[start of Dataset rows]

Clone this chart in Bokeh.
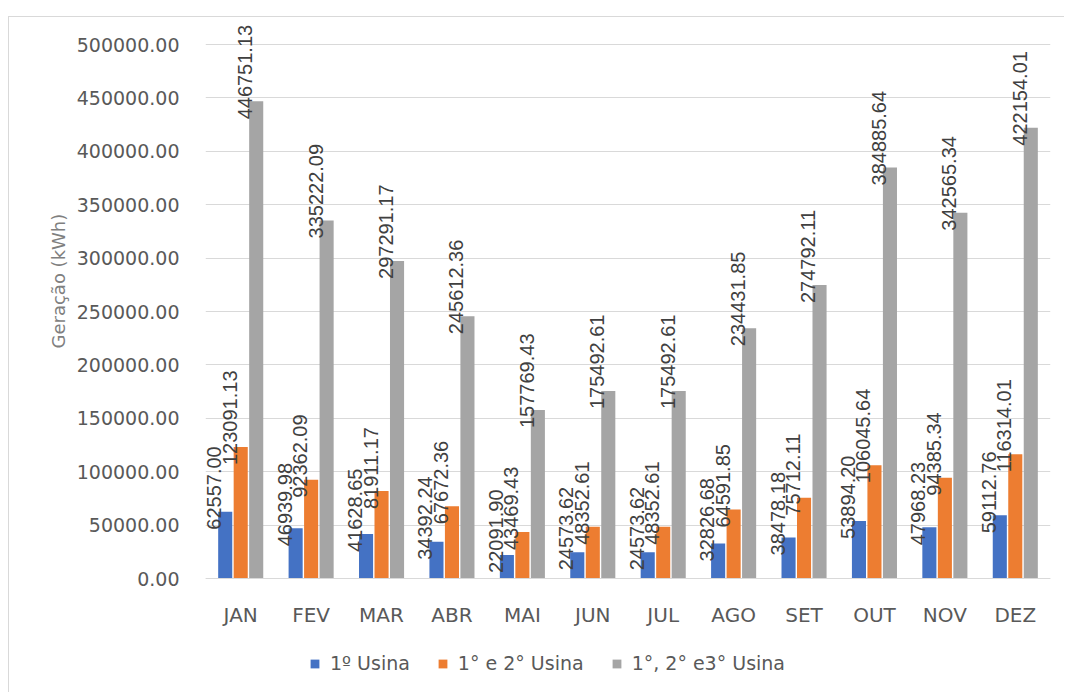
import math
from bokeh.plotting import figure
from bokeh.models import (ColumnDataSource, Range1d, NumeralTickFormatter, Legend,
                          LegendItem, Title, FixedTicker)
from bokeh.transform import dodge
from bokeh.core.properties import value
from bokeh.embed import file_html
from bokeh.resources import INLINE

months = ["JAN", "FEV", "MAR", "ABR", "MAI", "JUN", "JUL", "AGO", "SET", "OUT", "NOV", "DEZ"]
usina1 = [62557.00, 46939.98, 41628.65, 34392.24, 22091.90, 24573.62, 24573.62,
          32826.68, 38478.18, 53894.20, 47968.23, 59112.76]
usina12 = [123091.13, 92362.09, 81911.17, 67672.36, 43469.43, 48352.61, 48352.61,
           64591.85, 75712.11, 106045.64, 94385.34, 116314.01]
usina123 = [446751.13, 335222.09, 297291.17, 245612.36, 157769.43, 175492.61, 175492.61,
            234431.85, 274792.11, 384885.64, 342565.34, 422154.01]
series_names = ["1º Usina", "1° e 2° Usina", "1°, 2° e3° Usina"]
y_ticks = [0, 50000, 100000, 150000, 200000, 250000, 300000, 350000, 400000, 450000, 500000]
y_title = "Geração (kWh)"

src = ColumnDataSource(dict(
    m=months, s1=usina1, s2=usina12, s3=usina123,
    l1=[f"{v:.2f}" for v in usina1],
    l2=[f"{v:.2f}" for v in usina12],
    l3=[f"{v:.2f}" for v in usina123],
))

# frame geometry (screen px): value 0 at 578, 500000 at 44; frame spans 18..690
px_per_unit = (578 - 44) / 500000
y_end = (578 - 18) / px_per_unit
y_start = -(690 - 578) / px_per_unit

p = figure(x_range=months, y_range=Range1d(y_start, y_end), width=1056, height=676,
           output_backend="svg", toolbar_location=None,
           min_border_left=196, min_border_right=15, min_border_top=1, min_border_bottom=3)
p.margin = (16, 0, 0, 8)
p.styles = {"border-left": "1px solid #d9d9d9", "border-top": "1px solid #d9d9d9"}
p.outline_line_color = None
p.background_fill_color = "white"
p.border_fill_color = "white"

colors = ["#4472C4", "#ED7D31", "#A5A5A5"]
offsets = [-0.22, 0.0, 0.22]
cols = ["s1", "s2", "s3"]
lcols = ["l1", "l2", "l3"]
renderers = []
for c, lc, off, col in zip(cols, lcols, offsets, colors):
    r = p.vbar(x=dodge("m", off, range=p.x_range), top=c, width=0.2, source=src,
               fill_color=col, line_color=None)
    renderers.append(r)
    p.text(x=dodge("m", off - 0.1, range=p.x_range), y=c, text=lc, source=src,
           angle=math.pi / 2, text_align="left", text_baseline="alphabetic",
           x_offset=-4, y_offset=18, text_font=value("Liberation Sans"),
           text_font_size="20px", text_color="#404040")

p.yaxis.ticker = FixedTicker(ticks=y_ticks)
p.yaxis.formatter = NumeralTickFormatter(format="0.00")
p.yaxis.axis_line_color = None
p.yaxis.major_tick_line_color = None
p.yaxis.minor_tick_line_color = None
p.yaxis.major_label_text_font = "DejaVu Sans"
p.yaxis.major_label_text_font_size = "19px"
p.yaxis.major_label_text_color = "#595959"
p.yaxis.major_label_standoff = 20

p.xaxis.fixed_location = 0
p.xaxis.axis_line_color = "#d9d9d9"
p.xaxis.major_tick_line_color = None
p.xaxis.minor_tick_line_color = None
p.xaxis.major_label_text_font = "DejaVu Sans"
p.xaxis.major_label_text_font_size = "20px"
p.xaxis.major_label_text_color = "#595959"
p.xaxis.major_label_standoff = 18

p.xgrid.grid_line_color = None
p.ygrid.grid_line_color = "#d9d9d9"
p.ygrid.grid_line_width = 1

p.add_layout(Title(text=y_title, align="left", offset=342, text_font="DejaVu Sans",
                   text_font_size="18px", text_font_style="normal", text_color="#7f7f7f"),
             "left")

items = [LegendItem(label=n, renderers=[r]) for n, r in zip(series_names, renderers)]
legend = Legend(items=items, orientation="horizontal", location=(104, 16),
                label_text_font="DejaVu Sans", label_text_font_size="19px",
                label_text_color="#595959", glyph_width=11, glyph_height=11,
                label_standoff=10, spacing=27, padding=0, margin=0,
                border_line_color=None, background_fill_alpha=0)
p.add_layout(legend)

open("out.html", "w").write(file_html(p, INLINE))
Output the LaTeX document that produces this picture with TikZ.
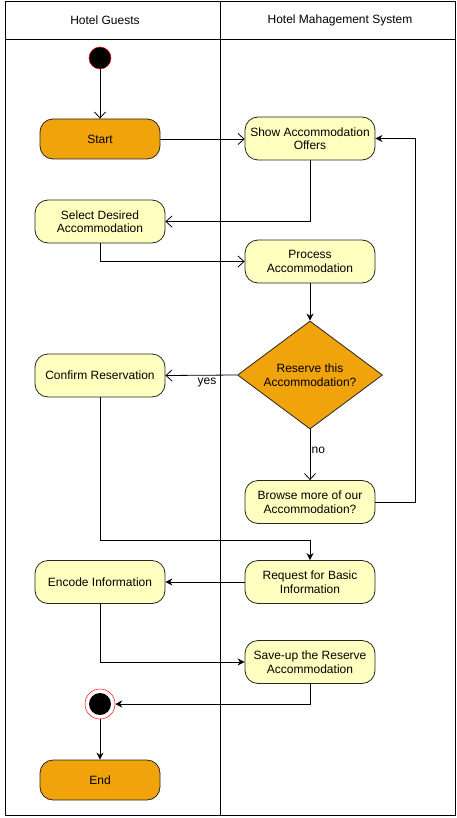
\documentclass[tikz,border=0pt]{standalone}
\usepackage{fontspec}
\setmainfont{Liberation Sans}
\usetikzlibrary{arrows.meta,shapes.geometric}
\definecolor{actorange}{HTML}{F0A30A}
\definecolor{actyellow}{HTML}{FFFFC0}

\begin{document}
\begin{tikzpicture}[x=1pt, y=-1pt, font=\fontsize{12}{13.5}\selectfont, line width=0.8pt]
	\useasboundingbox (0,0) rectangle (456,818);
      \tikzstyle{action} = [draw=black!85, rounded corners=13pt, fill=actyellow, minimum width=130pt, minimum height=43pt, align=center, inner sep=2pt]
      \tikzstyle{terminal} = [action, fill=actorange, minimum width=120pt, minimum height=40pt]
      \tikzstyle{openflow} = [-{Straight Barb[length=6pt,width=11pt]}]
      \tikzstyle{flow} = [-{Stealth[length=7pt,width=7pt]}]
      % swimlanes
      \draw (5,1) rectangle (455,815);
      \draw (5,39) -- (455,39);
      \draw (220,1) -- (220,815);
      \node (guests) at (105,20) {Hotel Guests};
      \node (system) at (340,20) {Hotel Mahagement System};
      % activities
      \node (init) at (100,58) [circle, fill=black, draw=red, line width=0.5pt, minimum size=22pt, inner sep=0pt] {};
      \node (start) at (100,139) [terminal] {Start};
      \node (offers) at (310,138.5) [action] {Show Accommodation\\Offers};
      \node (select) at (100,221.5) [action] {Select Desired\\Accommodation};
      \node (process) at (310,261.5) [action] {Process\\Accommodation};
      \node (reserve) at (310,375) [diamond, aspect=1.34, draw=black!85, fill=actorange, minimum width=145pt, minimum height=108pt, inner sep=-4pt, align=center] {Reserve this\\Accommodation?};
      \node (confirm) at (100,375.5) [action] {Confirm Reservation};
      \node (browse) at (310,502) [action] {Browse more of our\\Accommodation?};
      \node (request) at (310,582) [action] {Request for Basic\\Information};
      \node (encode) at (100,582) [action] {Encode Information};
      \node (saveup) at (310,662) [action] {Save-up the Reserve\\Accommodation};
      \node (final) at (100,704) [circle, fill=white, draw=red, line width=0.5pt, minimum size=30pt, inner sep=0pt] {};
      \node (finaldot) at (final.center) [circle, fill=black, minimum size=22pt, inner sep=0pt] {};
      \node (End) at (100,780) [terminal] {End};
      % flows
      \draw[openflow] (init) -- (start);
      \draw[openflow] (start.east) -- (start.east -| offers.west);
      \draw[openflow] (offers.south) |- (select.east);
      \draw[openflow] (select.south) |- (process.west);
      \draw[flow] (process) -- (reserve);
      \draw[openflow] (reserve.west) -- node [pos=0.42, below, yshift=1pt] {yes} (confirm.east);
      \draw[openflow] (reserve.south) -- node [pos=0.42, right, xshift=-2pt] {no} (browse.north);
      \draw[flow] (browse.east) -- ++(40,0) |- (offers.east);
      \draw[flow] (confirm.south) -- ++(0,143) -| (request.north);
      \draw[flow] (request.west) -- (encode.east);
      \draw[flow] (encode.south) |- (saveup.west);
      \draw[flow] (saveup.south) |- (final.east);
      \draw[flow] (final) -- (End);
    \end{tikzpicture}
\end{document}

[end of Dataset rows]

-- The request --
Write out every line of the listing that holds the word "this".

-- Reply --
Clone this chart in Bokeh.
Output the LaTeX document that produces this picture with TikZ.
      \node (reserve) at (310,375) [diamond, aspect=1.34, draw=black!85, fill=actorange, minimum width=145pt, minimum height=108pt, inner sep=-4pt, align=center] {Reserve this\\Accommodation?};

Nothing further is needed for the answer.